_Work to be completed_
Copy out each line exactly; pictures stay out of the copy.

_Records provided_
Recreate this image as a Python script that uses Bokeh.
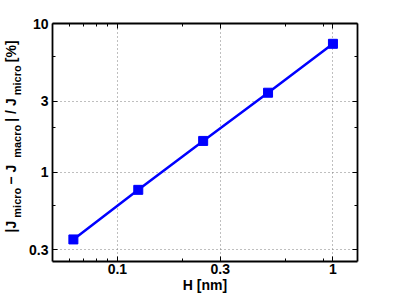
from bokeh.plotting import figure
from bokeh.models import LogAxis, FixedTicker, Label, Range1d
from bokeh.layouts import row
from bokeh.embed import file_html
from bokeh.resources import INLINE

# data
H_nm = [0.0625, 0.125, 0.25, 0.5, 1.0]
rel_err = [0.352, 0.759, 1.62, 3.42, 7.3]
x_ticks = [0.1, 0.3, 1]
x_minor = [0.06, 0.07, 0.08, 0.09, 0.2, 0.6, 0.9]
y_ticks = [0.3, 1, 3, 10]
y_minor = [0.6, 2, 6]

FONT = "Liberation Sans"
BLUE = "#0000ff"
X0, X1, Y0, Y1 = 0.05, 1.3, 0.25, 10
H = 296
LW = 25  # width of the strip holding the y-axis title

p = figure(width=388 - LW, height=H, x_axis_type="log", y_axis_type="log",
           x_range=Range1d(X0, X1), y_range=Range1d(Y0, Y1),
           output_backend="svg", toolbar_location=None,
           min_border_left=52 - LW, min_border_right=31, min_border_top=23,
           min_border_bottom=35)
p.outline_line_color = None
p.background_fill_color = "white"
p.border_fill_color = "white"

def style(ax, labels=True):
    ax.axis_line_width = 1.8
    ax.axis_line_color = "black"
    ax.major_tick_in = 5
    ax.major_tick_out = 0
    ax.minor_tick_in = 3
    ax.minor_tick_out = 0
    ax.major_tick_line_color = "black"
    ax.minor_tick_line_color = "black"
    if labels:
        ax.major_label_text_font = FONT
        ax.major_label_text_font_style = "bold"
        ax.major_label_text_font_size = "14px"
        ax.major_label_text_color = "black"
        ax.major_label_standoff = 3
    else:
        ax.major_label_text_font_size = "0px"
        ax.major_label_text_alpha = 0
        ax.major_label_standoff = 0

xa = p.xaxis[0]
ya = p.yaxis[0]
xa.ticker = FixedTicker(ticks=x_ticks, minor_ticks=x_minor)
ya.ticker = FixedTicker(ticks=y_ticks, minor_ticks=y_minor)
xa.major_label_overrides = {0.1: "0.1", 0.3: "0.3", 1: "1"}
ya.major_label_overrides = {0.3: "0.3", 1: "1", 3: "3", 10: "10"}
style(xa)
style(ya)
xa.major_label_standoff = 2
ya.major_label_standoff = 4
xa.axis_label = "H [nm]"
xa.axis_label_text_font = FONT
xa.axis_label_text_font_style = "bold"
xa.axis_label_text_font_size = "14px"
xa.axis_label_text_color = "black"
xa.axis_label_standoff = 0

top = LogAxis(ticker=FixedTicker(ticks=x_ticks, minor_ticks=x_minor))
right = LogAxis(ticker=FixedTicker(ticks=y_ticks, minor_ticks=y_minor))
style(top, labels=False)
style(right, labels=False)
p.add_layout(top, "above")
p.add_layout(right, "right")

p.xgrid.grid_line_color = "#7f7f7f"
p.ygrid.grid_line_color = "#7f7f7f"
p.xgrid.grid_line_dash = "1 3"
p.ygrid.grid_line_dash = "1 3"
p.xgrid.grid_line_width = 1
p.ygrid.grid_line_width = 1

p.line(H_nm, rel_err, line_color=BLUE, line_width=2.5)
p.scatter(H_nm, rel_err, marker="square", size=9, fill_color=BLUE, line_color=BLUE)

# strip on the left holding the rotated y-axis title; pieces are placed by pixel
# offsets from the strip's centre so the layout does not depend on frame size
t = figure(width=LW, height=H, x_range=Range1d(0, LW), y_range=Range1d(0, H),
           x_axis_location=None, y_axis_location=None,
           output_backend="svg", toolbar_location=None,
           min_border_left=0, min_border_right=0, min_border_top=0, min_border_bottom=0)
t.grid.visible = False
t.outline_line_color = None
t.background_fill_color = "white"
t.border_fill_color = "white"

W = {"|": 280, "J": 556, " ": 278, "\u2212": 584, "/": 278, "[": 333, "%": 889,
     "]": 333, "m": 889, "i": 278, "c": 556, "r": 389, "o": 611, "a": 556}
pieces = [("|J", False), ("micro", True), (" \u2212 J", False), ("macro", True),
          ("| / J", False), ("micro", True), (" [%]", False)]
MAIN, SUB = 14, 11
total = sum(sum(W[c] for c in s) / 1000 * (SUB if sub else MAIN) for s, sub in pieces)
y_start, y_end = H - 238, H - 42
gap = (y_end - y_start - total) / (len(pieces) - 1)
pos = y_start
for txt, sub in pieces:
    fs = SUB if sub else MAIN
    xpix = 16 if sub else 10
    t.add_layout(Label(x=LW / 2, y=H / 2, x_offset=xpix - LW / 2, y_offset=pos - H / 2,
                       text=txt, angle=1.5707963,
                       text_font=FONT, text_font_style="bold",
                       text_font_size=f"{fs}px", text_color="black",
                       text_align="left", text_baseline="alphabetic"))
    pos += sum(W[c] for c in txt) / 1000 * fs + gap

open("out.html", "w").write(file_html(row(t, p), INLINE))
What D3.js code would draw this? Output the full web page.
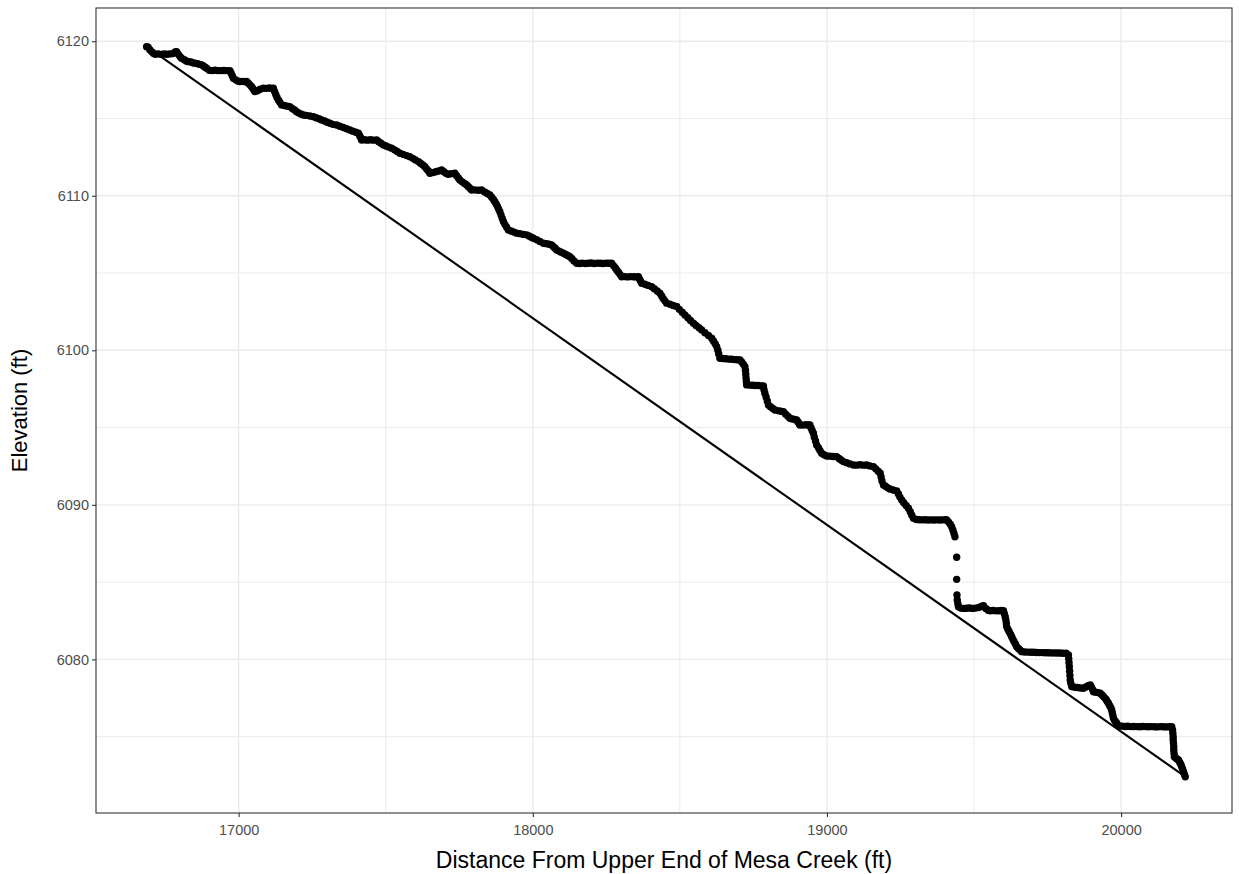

_Task response_
Recreate this image as a Python script that uses Bokeh.
from bokeh.plotting import figure
from bokeh.models import LogAxis, FixedTicker, Label, Range1d
from bokeh.layouts import row
from bokeh.embed import file_html
from bokeh.resources import INLINE

# data
H_nm = [0.0625, 0.125, 0.25, 0.5, 1.0]
rel_err = [0.352, 0.759, 1.62, 3.42, 7.3]
x_ticks = [0.1, 0.3, 1]
x_minor = [0.06, 0.07, 0.08, 0.09, 0.2, 0.6, 0.9]
y_ticks = [0.3, 1, 3, 10]
y_minor = [0.6, 2, 6]

FONT = "Liberation Sans"
BLUE = "#0000ff"
X0, X1, Y0, Y1 = 0.05, 1.3, 0.25, 10
H = 296
LW = 25  # width of the strip holding the y-axis title

p = figure(width=388 - LW, height=H, x_axis_type="log", y_axis_type="log",
           x_range=Range1d(X0, X1), y_range=Range1d(Y0, Y1),
           output_backend="svg", toolbar_location=None,
           min_border_left=52 - LW, min_border_right=31, min_border_top=23,
           min_border_bottom=35)
p.outline_line_color = None
p.background_fill_color = "white"
p.border_fill_color = "white"

def style(ax, labels=True):
    ax.axis_line_width = 1.8
    ax.axis_line_color = "black"
    ax.major_tick_in = 5
    ax.major_tick_out = 0
    ax.minor_tick_in = 3
    ax.minor_tick_out = 0
    ax.major_tick_line_color = "black"
    ax.minor_tick_line_color = "black"
    if labels:
        ax.major_label_text_font = FONT
        ax.major_label_text_font_style = "bold"
        ax.major_label_text_font_size = "14px"
        ax.major_label_text_color = "black"
        ax.major_label_standoff = 3
    else:
        ax.major_label_text_font_size = "0px"
        ax.major_label_text_alpha = 0
        ax.major_label_standoff = 0

xa = p.xaxis[0]
ya = p.yaxis[0]
xa.ticker = FixedTicker(ticks=x_ticks, minor_ticks=x_minor)
ya.ticker = FixedTicker(ticks=y_ticks, minor_ticks=y_minor)
xa.major_label_overrides = {0.1: "0.1", 0.3: "0.3", 1: "1"}
ya.major_label_overrides = {0.3: "0.3", 1: "1", 3: "3", 10: "10"}
style(xa)
style(ya)
xa.major_label_standoff = 2
ya.major_label_standoff = 4
xa.axis_label = "H [nm]"
xa.axis_label_text_font = FONT
xa.axis_label_text_font_style = "bold"
xa.axis_label_text_font_size = "14px"
xa.axis_label_text_color = "black"
xa.axis_label_standoff = 0

top = LogAxis(ticker=FixedTicker(ticks=x_ticks, minor_ticks=x_minor))
right = LogAxis(ticker=FixedTicker(ticks=y_ticks, minor_ticks=y_minor))
style(top, labels=False)
style(right, labels=False)
p.add_layout(top, "above")
p.add_layout(right, "right")

p.xgrid.grid_line_color = "#7f7f7f"
p.ygrid.grid_line_color = "#7f7f7f"
p.xgrid.grid_line_dash = "1 3"
p.ygrid.grid_line_dash = "1 3"
p.xgrid.grid_line_width = 1
p.ygrid.grid_line_width = 1

p.line(H_nm, rel_err, line_color=BLUE, line_width=2.5)
p.scatter(H_nm, rel_err, marker="square", size=9, fill_color=BLUE, line_color=BLUE)

# strip on the left holding the rotated y-axis title; pieces are placed by pixel
# offsets from the strip's centre so the layout does not depend on frame size
t = figure(width=LW, height=H, x_range=Range1d(0, LW), y_range=Range1d(0, H),
           x_axis_location=None, y_axis_location=None,
           output_backend="svg", toolbar_location=None,
           min_border_left=0, min_border_right=0, min_border_top=0, min_border_bottom=0)
t.grid.visible = False
t.outline_line_color = None
t.background_fill_color = "white"
t.border_fill_color = "white"

W = {"|": 280, "J": 556, " ": 278, "\u2212": 584, "/": 278, "[": 333, "%": 889,
     "]": 333, "m": 889, "i": 278, "c": 556, "r": 389, "o": 611, "a": 556}
pieces = [("|J", False), ("micro", True), (" \u2212 J", False), ("macro", True),
          ("| / J", False), ("micro", True), (" [%]", False)]
MAIN, SUB = 14, 11
total = sum(sum(W[c] for c in s) / 1000 * (SUB if sub else MAIN) for s, sub in pieces)
y_start, y_end = H - 238, H - 42
gap = (y_end - y_start - total) / (len(pieces) - 1)
pos = y_start
for txt, sub in pieces:
    fs = SUB if sub else MAIN
    xpix = 16 if sub else 10
    t.add_layout(Label(x=LW / 2, y=H / 2, x_offset=xpix - LW / 2, y_offset=pos - H / 2,
                       text=txt, angle=1.5707963,
                       text_font=FONT, text_font_style="bold",
                       text_font_size=f"{fs}px", text_color="black",
                       text_align="left", text_baseline="alphabetic"))
    pos += sum(W[c] for c in txt) / 1000 * fs + gap

open("out.html", "w").write(file_html(row(t, p), INLINE))
What D3.js code would draw this? Output the full web page.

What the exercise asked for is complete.